After the execution and international fallout, Farzad’s family were told to flee the Iranian city of Isfahan to the UK, with the British government waiving any requirement for a visa.
After arriving with two suitcases for the entire family the Bazofts stayed for three weeks at a hotel on London’s Edgware Road as the international uproar over the reporter’s death continued.
The journalist Kimia Zabihyan, who working for the Observer at the time, was given the task of looking after them. “I met them at the airport gate and took them to the hotel and stayed with them to support them. Zabihyan, who was then 26 years old, said: “It was really quite overwhelming dealing with their trauma, their grief.”
The experience of moving suddenly to the UK was bewildering, said Nosrat: “I was crying all the time. I had all these questions but it was all so confusing.”

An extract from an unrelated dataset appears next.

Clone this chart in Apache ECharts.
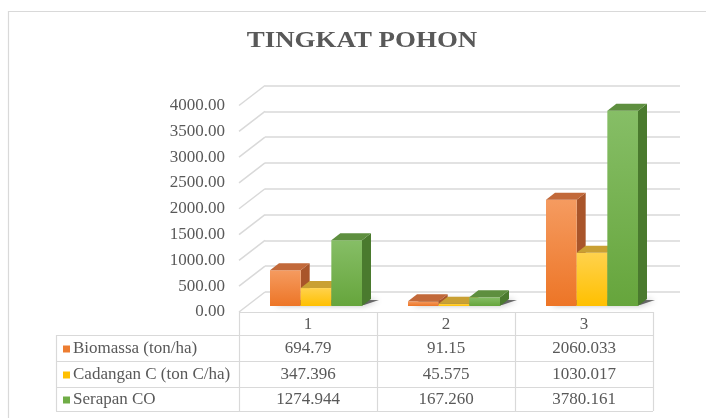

Flowers arrived from Downing Street along with an invite to visit the prime minister. The family turned it down, although one of Nosrat’s sons was eager to confront Thatcher over her asylum policy. “He wanted to tell her that we are the same people that she wanted to throw out,” she said.
Weeks after the family’s arrival in the UK, Farzad’s body was unceremoniously returned to his parents, turning up unannounced at Heathrow in a rough box.

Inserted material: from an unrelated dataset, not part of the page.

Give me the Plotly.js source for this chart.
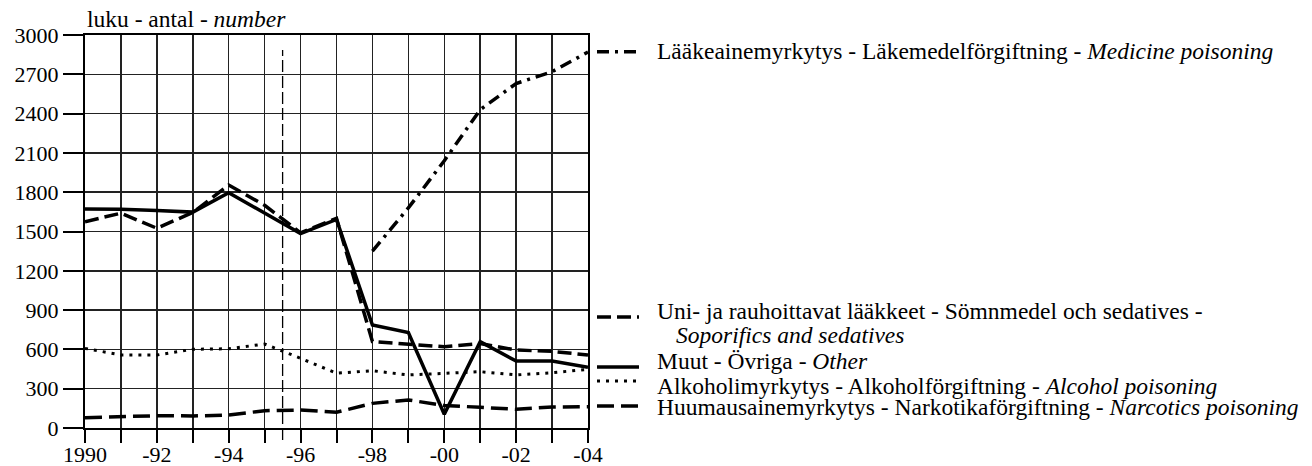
<!DOCTYPE html>
<html>
<head>
<meta charset="utf-8">
<script src="https://cdn.plot.ly/plotly-3.0.1.min.js"></script>
<style>html,body{margin:0;padding:0;background:#fff;}#chart{width:1312px;height:466px;}</style>
</head>
<body>
<div id="chart"></div>
<script>
const years = [1990,1991,1992,1993,1994,1995,1996,1997,1998,1999,2000,2001,2002,2003,2004];
const medicine  = [null,null,null,null,null,null,null,null,1350,1680,2040,2430,2630,2720,2870];
const sedatives = [1575,1640,1525,1645,1855,1700,1490,1600,660,640,620,645,595,585,557];
const other     = [1672,1670,1660,1648,1796,1641,1484,1592,786,728,105,659,511,511,463];
const alcohol   = [608,557,557,601,605,641,532,418,437,405,417,430,405,422,448];
const narcotics = [79,86,94,92,99,132,137,120,188,214,172,158,143,160,163];
const xTickVals = years;
const xTickText = ['1990','','-92','','-94','','-96','','-98','','-00','','-02','','-04'];
const yTickVals = [0,300,600,900,1200,1500,1800,2100,2400,2700,3000];

const legendLabels = {
  medicine: 'Lääkeainemyrkytys - Läkemedelförgiftning - <i>Medicine poisoning</i>',
  sedatives1: 'Uni- ja rauhoittavat lääkkeet - Sömnmedel och sedatives -',
  sedatives2: '<i>Soporifics and sedatives</i>',
  other: 'Muut - Övriga - <i>Other</i>',
  alcohol: 'Alkoholimyrkytys - Alkoholförgiftning - <i>Alcohol poisoning</i>',
  narcotics: 'Huumausainemyrkytys - Narkotikaförgiftning - <i>Narcotics poisoning</i>'
};

const styles = {
  medicine:  {color:'#000', width:3.5, dash:'12px,6px,3px,6px'},
  sedatives: {color:'#000', width:3.5, dash:'14px,6px'},
  other:     {color:'#000', width:3.5, dash:'solid'},
  alcohol:   {color:'#000', width:3, dash:'3px,6px'},
  narcotics: {color:'#000', width:3.5, dash:'17px,7px'}
};

const traces = [
  {x:years, y:narcotics, mode:'lines', line:styles.narcotics, connectgaps:false},
  {x:years, y:alcohol, mode:'lines', line:styles.alcohol},
  {x:years, y:sedatives, mode:'lines', line:styles.sedatives},
  {x:years, y:other, mode:'lines', line:styles.other},
  {x:years, y:medicine, mode:'lines', line:styles.medicine, connectgaps:false}
];

const L = 85, R = 588, T = 35, B = 428;
const W = 1312, H = 466;
const px = v => (v - L) / (R - L);
const py = v => (B - v) / (B - T);
const FONT = 'Liberation Serif, DejaVu Serif, Times, serif';
const TXT = 23.5;

const shapes = [
  {type:'line', xref:'x', yref:'paper', x0:1995.5, x1:1995.5, y0:py(440), y1:py(50),
   line:{color:'#000', width:1.3, dash:'12px,4px'}}
];
const annotations = [
  {xref:'paper', yref:'paper', x:0, y:py(19), xanchor:'left', yanchor:'middle', showarrow:false,
   text:'luku - antal - <i>number</i>', font:{size:23.5, family:FONT}}
];
function legendRow(key, sampleY, textY, text){
  shapes.push({type:'line', xref:'paper', yref:'paper', x0:px(597), x1:px(639), y0:py(sampleY), y1:py(sampleY),
    line:styles[key]});
  annotations.push({xref:'paper', yref:'paper', x:px(655), y:py(textY), xanchor:'left', yanchor:'middle',
    showarrow:false, text:text, font:{size:TXT, family:FONT}});
}
legendRow('medicine', 51.7, 51, legendLabels.medicine);
legendRow('sedatives', 317, 311, legendLabels.sedatives1);
annotations.push({xref:'paper', yref:'paper', x:px(674), y:py(335), xanchor:'left', yanchor:'middle',
  showarrow:false, text:legendLabels.sedatives2, font:{size:TXT, family:FONT}});
legendRow('other', 367, 361, legendLabels.other);
legendRow('alcohol', 381, 386, legendLabels.alcohol);
legendRow('narcotics', 406, 407, legendLabels.narcotics);

const layout = {
  width:W, height:H,
  margin:{l:L, r:W-R, t:T, b:H-B, pad:0},
  paper_bgcolor:'#fff', plot_bgcolor:'#fff',
  showlegend:false,
  font:{family:FONT, size:22, color:'#000'},
  xaxis:{range:[1990,2004], tickvals:xTickVals, ticktext:xTickText, ticks:'outside', ticklen:13, tickwidth:2,
    tickcolor:'#000', ticklabelstandoff:-7, showgrid:true, gridcolor:'#222', gridwidth:1.5, showline:true, linecolor:'#000',
    linewidth:2, mirror:true, zeroline:false, fixedrange:true, tickfont:{family:FONT, size:22}},
  yaxis:{range:[0,3000], tickvals:yTickVals, ticks:'outside', ticklen:20, tickwidth:2, tickcolor:'#000',
    showgrid:true, gridcolor:'#222', gridwidth:1.5, showline:true, linecolor:'#000', linewidth:2,
    mirror:true, zeroline:false, fixedrange:true, tickfont:{family:FONT, size:22}},
  shapes:shapes,
  annotations:annotations
};
Plotly.newPlot('chart', traces, layout, {staticPlot:true, displayModeBar:false});
</script>
</body>
</html>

“I really wanted to open the casket and say goodbye, but I wasn’t allowed,” Nosrat said, looking towards a framed photo of her first- born when he was 18. His eyes are wide, full of hope.
“From the bottom of my heart I wish that I could meet him just one more time, to stare into his beautiful eyes.”
Profile
Born in the Iranian city of Abadan, Farzad came to England in 1975, aged 16, to finish his education. After the Iranian revolution in 1979, he decided to stay on in London and satisfy his ambition of becoming a leading investigative journalist.
Farzad had lofty ideals, making little attempt to hide his hopes of emulating the achievements of the Washington Post’s Watergate journalists, Bob Woodward and Carl Bernstein.
Throughout the 1980s he worked as a freelance reporter, contributing to, among others, the Observer and BBC World Service, mostly regarding items about the Iran-Iraq war. His first article for the Observer was published in November 1986 with a piece outing a mystery man at the centre of an Ian arms deal.